Eddie’s tinkering didn’t end there — after discovering his PAF pickup was microphonic, he dipped it in paraffin wax to eliminate the unwanted noise. This technique remains in use to this day by several pickup manufacturers. In the early ’90s, Eddie invented the D-Tuna. This device attaches to the 6th string’s set screw on a Floyd Rose bridge, and allows the user to instantly shift back and forth between pitches E and D. It’s perfect for going back and forth between Drop D and standard tuning onstage.
EMG 81 & 85 Active Humbucking Pickups
Founded by Rob Turner in 1976, then with the prophetic name Dirtywork Studios, the company we today know as EMG perfected the active humbucker pickup in 1981 with the release of the EMG 81 and 85 pickups. Turner’s innovation was embedding an active preamp into his pickups, powered by a single 9v battery. This design helped correct many of the frustrations he was experiencing: longer cable runs were possible without signal degradation, the risk of electric shock was gone, and on his signle-coil pickups, there was no 60-cycle hum.
Originally marketed to session players like Steve Lukather seeking clearer tones, EMG pickups — the 81/85 set in particular — would soon find a home with a very different crowd — metal guitarists. This is because EMGs had another advantage: higher output, which coaxed more gain out of amps.

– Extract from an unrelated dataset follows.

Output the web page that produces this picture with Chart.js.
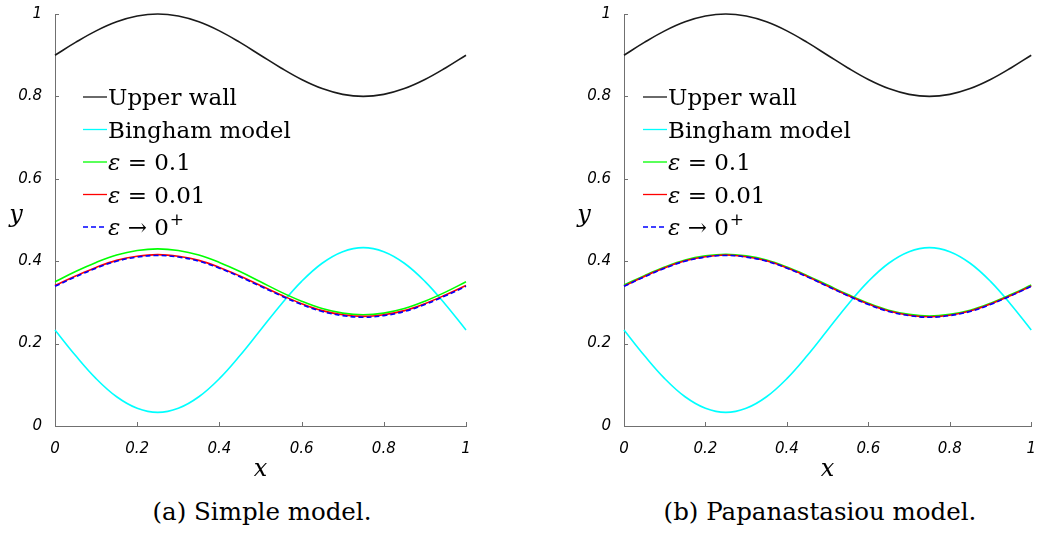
<!DOCTYPE html>
<html>
<head>
<meta charset="utf-8">
<script src="https://cdn.jsdelivr.net/npm/chart.js@4"></script>
<style>
  html, body { margin: 0; padding: 0; background: #fff; }
  body { width: 1042px; height: 535px; position: relative; overflow: hidden; }
  canvas { position: absolute; top: 0; }
  #c1 { left: 0; }
  #c2 { left: 521px; }
  .cap { position: absolute; top: 497px; font-family: "DejaVu Serif", serif; font-size: 24.5px; color: #000; white-space: nowrap; transform: translateX(-50%); }
</style>
</head>
<body>
<canvas id="c1" width="521" height="480"></canvas>
<canvas id="c2" width="521" height="480"></canvas>
<div class="cap" style="left:262px">(a) Simple model.</div>
<div class="cap" style="left:820px">(b) Papanastasiou model.</div>
<script>
const xVals = [0, 0.05, 0.1, 0.15, 0.2, 0.25, 0.3, 0.35, 0.4, 0.45, 0.5,
               0.55, 0.6, 0.65, 0.7, 0.75, 0.8, 0.85, 0.9, 0.95, 1];
const xTicks = [0, 0.2, 0.4, 0.6, 0.8, 1];
const yTicks = [0, 0.2, 0.4, 0.6, 0.8, 1];

const seriesLabels = ['Upper wall', 'Bingham model', 'ε = 0.1', 'ε = 0.01', 'ε → 0⁺'];

const upperWall = [0.900, 0.931, 0.959, 0.981, 0.995, 1.000, 0.995, 0.981, 0.959, 0.931, 0.900,
                   0.869, 0.841, 0.819, 0.805, 0.800, 0.805, 0.819, 0.841, 0.869, 0.900];
const bingham = [0.233, 0.171, 0.115, 0.071, 0.043, 0.033, 0.043, 0.071, 0.115, 0.171, 0.233,
                 0.295, 0.351, 0.395, 0.423, 0.433, 0.423, 0.395, 0.351, 0.295, 0.233];

// (a) simple model
const simpleEps01 = [0.350, 0.375, 0.397, 0.415, 0.426, 0.430, 0.426, 0.415, 0.397, 0.375, 0.350,
                     0.325, 0.303, 0.285, 0.274, 0.270, 0.274, 0.285, 0.303, 0.325, 0.350];
const simpleEps001 = [0.341, 0.364, 0.385, 0.402, 0.412, 0.416, 0.412, 0.402, 0.385, 0.364, 0.341,
                      0.318, 0.297, 0.280, 0.270, 0.266, 0.270, 0.280, 0.297, 0.318, 0.341];
const simpleEps0 = [0.339, 0.362, 0.383, 0.400, 0.410, 0.414, 0.410, 0.400, 0.383, 0.362, 0.339,
                    0.316, 0.295, 0.278, 0.268, 0.264, 0.268, 0.278, 0.295, 0.316, 0.339];

// (b) Papanastasiou model
const papaEps01 = [0.342, 0.365, 0.386, 0.403, 0.413, 0.417, 0.413, 0.403, 0.386, 0.365, 0.342,
                   0.319, 0.298, 0.281, 0.271, 0.267, 0.271, 0.281, 0.298, 0.319, 0.342];
const papaEps001 = [0.340, 0.363, 0.384, 0.401, 0.411, 0.415, 0.411, 0.401, 0.384, 0.363, 0.340,
                    0.317, 0.296, 0.279, 0.269, 0.265, 0.269, 0.279, 0.296, 0.317, 0.340];
const papaEps0 = [0.339, 0.362, 0.383, 0.400, 0.410, 0.414, 0.410, 0.400, 0.383, 0.362, 0.339,
                  0.316, 0.295, 0.278, 0.268, 0.264, 0.268, 0.278, 0.295, 0.316, 0.339];

const colors = ['#1a1a1a', '#00ffff', '#00ff00', '#ff0000', '#0000ff'];
const dashes = [[], [], [], [], [5, 3]];

const serif = '"DejaVu Serif", serif';
const sans = '"DejaVu Sans", sans-serif';

function pts(ys) {
  return xVals.map((x, i) => ({ x: x, y: ys[i] }));
}

const inwardTicks = {
  id: 'inwardTicks',
  afterDraw(chart) {
    const { ctx, chartArea: a } = chart;
    const sx = chart.scales.x, sy = chart.scales.y;
    ctx.save();
    ctx.strokeStyle = '#707070';
    ctx.lineWidth = 1;
    ctx.beginPath();
    sx.ticks.forEach(t => {
      const px = Math.round(sx.getPixelForValue(t.value)) + 0.5;
      ctx.moveTo(px, a.bottom);
      ctx.lineTo(px, a.bottom - 4);
    });
    sy.ticks.forEach(t => {
      const py = Math.round(sy.getPixelForValue(t.value)) + 0.5;
      ctx.moveTo(a.left, py);
      ctx.lineTo(a.left + 4, py);
    });
    ctx.stroke();
    ctx.restore();
  }
};

// legend inside the plot + unrotated axis titles
const annot = {
  id: 'annot',
  afterDraw(chart, args, opts) {
    const { ctx, chartArea: a } = chart;
    ctx.save();
    ctx.fillStyle = '#000';
    ctx.textBaseline = 'alphabetic';
    ctx.font = 'italic 24px ' + serif;
    ctx.textAlign = 'center';
    ctx.fillText('x', (a.left + a.right) / 2, 476);
    ctx.fillText('y', a.left - opts.yTitleOff, 222);

    ctx.textAlign = 'left';
    chart.data.datasets.forEach((ds, i) => {
      const y = 97 + i * 32.5;
      const x0 = a.left + opts.legendOff;
      ctx.strokeStyle = ds.borderColor;
      ctx.lineWidth = 1.3;
      ctx.setLineDash(ds.borderDash || []);
      ctx.beginPath();
      ctx.moveTo(x0, y);
      ctx.lineTo(x0 + 24, y);
      ctx.stroke();
      ctx.setLineDash([]);
      let tx = x0 + 25;
      const base = y + 8;
      let label = ds.label;
      if (label.startsWith('ε')) {
        ctx.font = 'italic 23px ' + serif;
        ctx.fillText('ε', tx, base);
        tx += ctx.measureText('ε').width;
        label = label.slice(1);
      }
      let sup = '';
      if (label.endsWith('⁺')) { sup = '+'; label = label.slice(0, -1); }
      ctx.font = '23px ' + serif;
      ctx.fillText(label, tx, base);
      tx += ctx.measureText(label).width + 1;
      if (sup) {
        ctx.font = '17px ' + serif;
        ctx.fillText(sup, tx, base - 10);
      }
    });
    ctx.restore();
  }
};

function makeChart(id, series, axisWidth, padRight, legendOff, yTitleOff) {
  const datasets = series.map((ys, i) => ({
    label: seriesLabels[i],
    data: pts(ys),
    borderColor: colors[i],
    borderWidth: 1.6,
    borderDash: dashes[i],
    pointRadius: 0,
    tension: 0.4,
    fill: false,
    clip: false,
    order: series.length - i
  }));
  const tickFont = { family: sans, size: 15, style: 'italic' };
  return new Chart(document.getElementById(id), {
    type: 'line',
    data: { datasets: datasets },
    options: {
      responsive: false,
      animation: false,
      events: [],
      layout: { padding: { top: 14, right: padRight, left: 0, bottom: 0 } },
      plugins: {
        legend: { display: false },
        tooltip: { enabled: false },
        annot: { legendOff: legendOff, yTitleOff: yTitleOff }
      },
      scales: {
        x: {
          type: 'linear', min: 0, max: 1,
          afterFit: s => { s.height = 54; },
          afterBuildTicks: s => { s.ticks = xTicks.map(v => ({ value: v })); },
          grid: { display: false },
          border: { display: true, color: '#707070', width: 1 },
          ticks: { padding: 6, color: '#000', maxRotation: 0, font: tickFont, callback: v => String(v) }
        },
        y: {
          type: 'linear', min: 0, max: 1,
          afterFit: s => { s.width = axisWidth; },
          afterBuildTicks: s => { s.ticks = yTicks.map(v => ({ value: v })); },
          grid: { display: false },
          border: { display: true, color: '#707070', width: 1 },
          ticks: { padding: 5, color: '#000', font: tickFont, callback: v => String(v) }
        }
      }
    },
    plugins: [inwardTicks, annot]
  });
}

makeChart('c1', [upperWall, bingham, simpleEps01, simpleEps001, simpleEps0], 55, 55, 28, 39);
makeChart('c2', [upperWall, bingham, papaEps01, papaEps001, papaEps0], 103, 7, 19, 40);
</script>
</body>
</html>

A major flashpoint for EMG came when Scott Ian of Anthrax began using EMG pickups. He in turn, tuned fellow “Big Four” guitarist Kirk Hammett on to them, who then shared them with James Hetfield. And once the guys in Metallica are using your pickups, the rest is history. Today, EMG pickups remain a favorite among heavy acts, beloved as ever for their high output, but also for their clarity, wide tonal range, and reliability. Without EMG’s 81/85 set, the early days of thrash would not have sounded the same, and today’s heavy, precise metal styles might not be possible.